Some wore pig noses. Others waved Old Glory and “Don’t Tread on Me” flags. Their handmade signs read: “Say No to Generational Theft”; “Obama’$ Porkulu$ Wear$ Lip$tick”; and “I don’t want to pay for the SwindleUs! I’m only 10 years old!” The event was peaceful, save for an unhinged city-dweller who showed his tolerance by barging onto the speakers’ stage and giving a Nazi salute.

Carender, a newcomer to political activism, shared advice for other first-timers: “Basically, everyone, you just have to do it. Call up your police station or parks department and ask how you can obtain a permit, and then just start advertising. The word will spread. I am only one person, but with a little hard work this protest has become the efforts of a lot of people.”

Why bother? It’s for posterity’s sake. For the historical record. And hopefully it will spur others to move from the phones and computers to the streets. For Carender, it’s just the beginning. She gathered all the attendees’ e-mail addresses and will keep up the pressure.

“We need to show that we exist. Second, we need to show support for the Republicans and Democrats that voted against the porkulus. If they think, for one second, that they made a bad choice, we have no chance to fight. Third, it sends a message to Obama and Pelosi that we are awake and we know what’s happening and we are not going to take it lying down. It is a message saying, ‘Expect more opposition because we’re out here.’”

The anti-pork activists turned out in Denver, too. On Tuesday, while Obama cocooned himself at the city’s Museum of Nature and Science for the stimulus signing, a crowd of nearly 300 gathered on the Capitol steps on their lunch hour to flame-broil the spending bill and feast on roasted pig (also donated by yours truly). Jim Pfaff of Colorado’s fiscal conservative citizens group Americans for Prosperity condemned the “Ponzi scheme, Madoff style” stimulus and led the crowd in chants of “No more pork!” Free-market think-tank head Jon Caldara of the Independence Institute brought oversized checks representing the $30,000 stimulus debt load for American families.

On Wednesday in Mesa, local conservative talk station KFYI spearheaded a third large protest to welcome Obama as he unveiled a $100 billion to $200 billion program to bail out banks and beleaguered borrowers having trouble paying their mortgages. The entitlement theme played well last week in Florida, where Obama played Santa Claus to enraptured supporters shamelessly seeking government presents. But nearly 500 protesters in Mesa came to reject the savior-based economy with signs mocking gimme-mania.

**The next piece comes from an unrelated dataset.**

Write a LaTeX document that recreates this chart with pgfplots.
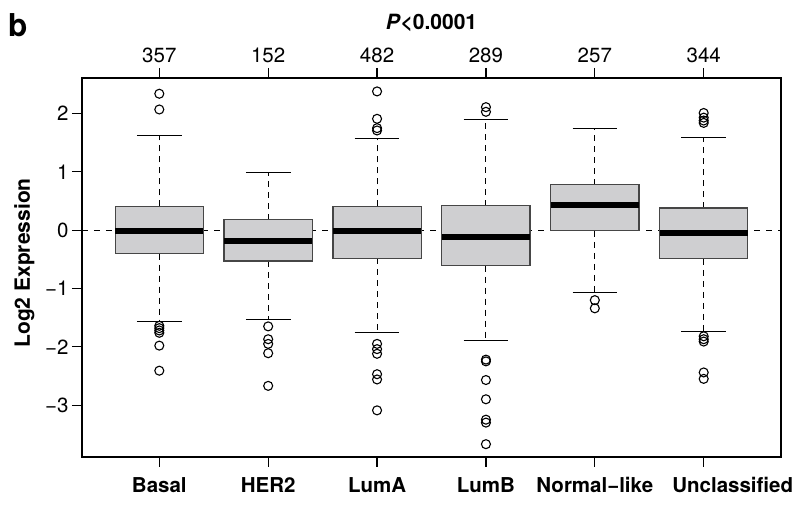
\documentclass[border=0pt]{standalone}
\usepackage{fontspec}
\setmainfont{TeX Gyre Heros}
\usepackage{pgfplots}
\pgfplotsset{compat=1.18}
\usepgfplotslibrary{statistics}
\definecolor{boxfill}{RGB}{207,207,209}
\definecolor{boxborder}{RGB}{70,70,70}
\pgfplotsset{
  mybox/.style={
    black, mark=o, mark size=4.5pt,
    every mark/.append style={line width=1.1pt, black, fill=none},
    boxplot/draw direction=y,
    boxplot/box extend=0.81,
    boxplot/whisker extend=0.41,
    boxplot/every box/.style={draw=boxborder, fill=boxfill, line width=1.3pt},
    boxplot/every median/.style={line width=6pt, black},
    /pgfplots/boxplot/draw/lower whisker/.code={%
      \draw[dash pattern=on 6pt off 5pt, line width=1.1pt, black]
        (boxplot box cs:\pgfplotsboxplotvalue{lower quartile},0.5) --
        (boxplot box cs:\pgfplotsboxplotvalue{lower whisker},0.5);
      \draw[line width=1.3pt, black]
        (boxplot whisker cs:\pgfplotsboxplotvalue{lower whisker},0) --
        (boxplot whisker cs:\pgfplotsboxplotvalue{lower whisker},1);
    },
    /pgfplots/boxplot/draw/upper whisker/.code={%
      \draw[dash pattern=on 6pt off 5pt, line width=1.1pt, black]
        (boxplot box cs:\pgfplotsboxplotvalue{upper quartile},0.5) --
        (boxplot box cs:\pgfplotsboxplotvalue{upper whisker},0.5);
      \draw[line width=1.3pt, black]
        (boxplot whisker cs:\pgfplotsboxplotvalue{upper whisker},0) --
        (boxplot whisker cs:\pgfplotsboxplotvalue{upper whisker},1);
    },
  },
  commonaxis/.style={
    at={(82pt,51pt)}, anchor=south west, scale only axis,
    width=699pt, height=379pt,
    xmin=0.29, xmax=6.71, ymin=-3.89, ymax=2.61,
    tick align=outside, major tick length=10pt,
    every tick/.style={line width=1.2pt, black},
    axis line style={line width=1.2pt, black},
    xtick={1,2,3,4,5,6},
  },
}
\begin{document}
\begin{tikzpicture}
\useasboundingbox (0,0) rectangle (801pt,508pt);
\begin{axis}[commonaxis,
  xtick pos=bottom, ytick pos=left,
  xticklabels={Basal,HER2,LumA,LumB,Normal−like,\hspace*{58pt}Unclassified},
  xticklabel style={font=\bfseries\fontsize{20.5}{24}\selectfont, yshift=-7pt},
  ytick={-3,-2,-1,0,1,2},
  yticklabels={−3,−2,−1,0,1,2},
  yticklabel style={font=\fontsize{20.5}{24}\selectfont},
  ylabel={Log2 Expression},
  every axis y label/.style={at={(axis description cs:-0.0823,0.512)}, rotate=90, anchor=center, font=\bfseries\fontsize{21}{24}\selectfont},
]
\addplot[black, line width=1.1pt, dash pattern=on 6pt off 6pt] coordinates {(0.29,0) (6.71,0)};
% Basal
\addplot[mybox, boxplot prepared={draw position=1, median=-0.02, upper quartile=0.41, lower quartile=-0.40, upper whisker=1.62, lower whisker=-1.57}]
  table[row sep=\\, y index=0] {y\\ 2.34\\ 2.07\\ -1.64\\ -1.68\\ -1.72\\ -1.76\\ -1.98\\ -2.41\\};
% HER2
\addplot[mybox, boxplot prepared={draw position=2, median=-0.18, upper quartile=0.18, lower quartile=-0.53, upper whisker=0.99, lower whisker=-1.53}]
  table[row sep=\\, y index=0] {y\\ -1.65\\ -1.87\\ -1.95\\ -2.11\\ -2.67\\};
% LumA
\addplot[mybox, boxplot prepared={draw position=3, median=-0.01, upper quartile=0.41, lower quartile=-0.48, upper whisker=1.57, lower whisker=-1.76}]
  table[row sep=\\, y index=0] {y\\ 2.38\\ 1.91\\ 1.75\\ 1.71\\ -1.95\\ -2.04\\ -2.12\\ -2.47\\ -2.56\\ -3.09\\};
% LumB
\addplot[mybox, boxplot prepared={draw position=4, median=-0.12, upper quartile=0.42, lower quartile=-0.61, upper whisker=1.90, lower whisker=-1.89}]
  table[row sep=\\, y index=0] {y\\ 2.11\\ 2.03\\ -2.22\\ -2.25\\ -2.57\\ -2.90\\ -3.25\\ -3.30\\ -3.67\\};
% Normal-like
\addplot[mybox, boxplot prepared={draw position=5, median=0.43, upper quartile=0.78, lower quartile=-0.01, upper whisker=1.74, lower whisker=-1.07}]
  table[row sep=\\, y index=0] {y\\ -1.20\\ -1.34\\};
% Unclassified
\addplot[mybox, boxplot prepared={draw position=6, median=-0.05, upper quartile=0.38, lower quartile=-0.49, upper whisker=1.59, lower whisker=-1.74}]
  table[row sep=\\, y index=0] {y\\ 2.01\\ 1.93\\ 1.88\\ 1.84\\ -1.82\\ -1.87\\ -1.91\\ -2.44\\ -2.55\\};
\end{axis}
\begin{axis}[commonaxis,
  axis x line*=top, axis y line=none,
  xticklabels={357,152,482,289,257,344},
  xticklabel style={font=\fontsize{20.5}{24}\selectfont, yshift=2pt},
]
\end{axis}
\node[anchor=base, inner sep=0pt, font=\bfseries\fontsize{21}{24}\selectfont] at (431.5pt,478.7pt) {\textit{P}<0.0001};
\node[anchor=base west, inner sep=0pt, font=\bfseries\fontsize{31.5}{34}\selectfont] at (8pt,471.3pt) {b};
\end{tikzpicture}
\end{document}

Their posters jeered: “Give me Pelosi’s Plane”; “Annual Passes to Disneyland”; “Fund Bikini Wax Now”; “Stimulate the Economy: Give Me a Tummy Tuck”; “Free Beer for My Horses.”

And my favorite: “Give me liberty or at least a big-screen TV.”

Plans are underway for anti-stimulus-palooza protests in Overland Park, Kan., Nashville and New York — home of smug Democratic Sen. Chuck Schumer. Schumer’s derisive comment on the Senate floor about the “chattering classes” who oppose reckless spending has not been forgotten or forgiven. The insult spurred central Kentucky talk show host Leland Conway to organize a pork rind drive. Angry taxpayers bombarded the senator’s office with 1,500 bags of cracklins.

Disgraced Democratic Sen. John Edwards was right about one thing: There are two Americas. One America is full of moochers, big and small, corporate and individual, trampling over themselves with their hands out demanding endless bailouts. The other America is full of disgusted, hardworking citizens getting sick of being played for chumps and punished for practicing personal responsibility.

Now is the time for all good taxpayers to turn the tables on free-lunching countrymen and their enablers in Washington. Community organizing helped propel Barack Obama to the White House. It can work for fiscal conservatism, too.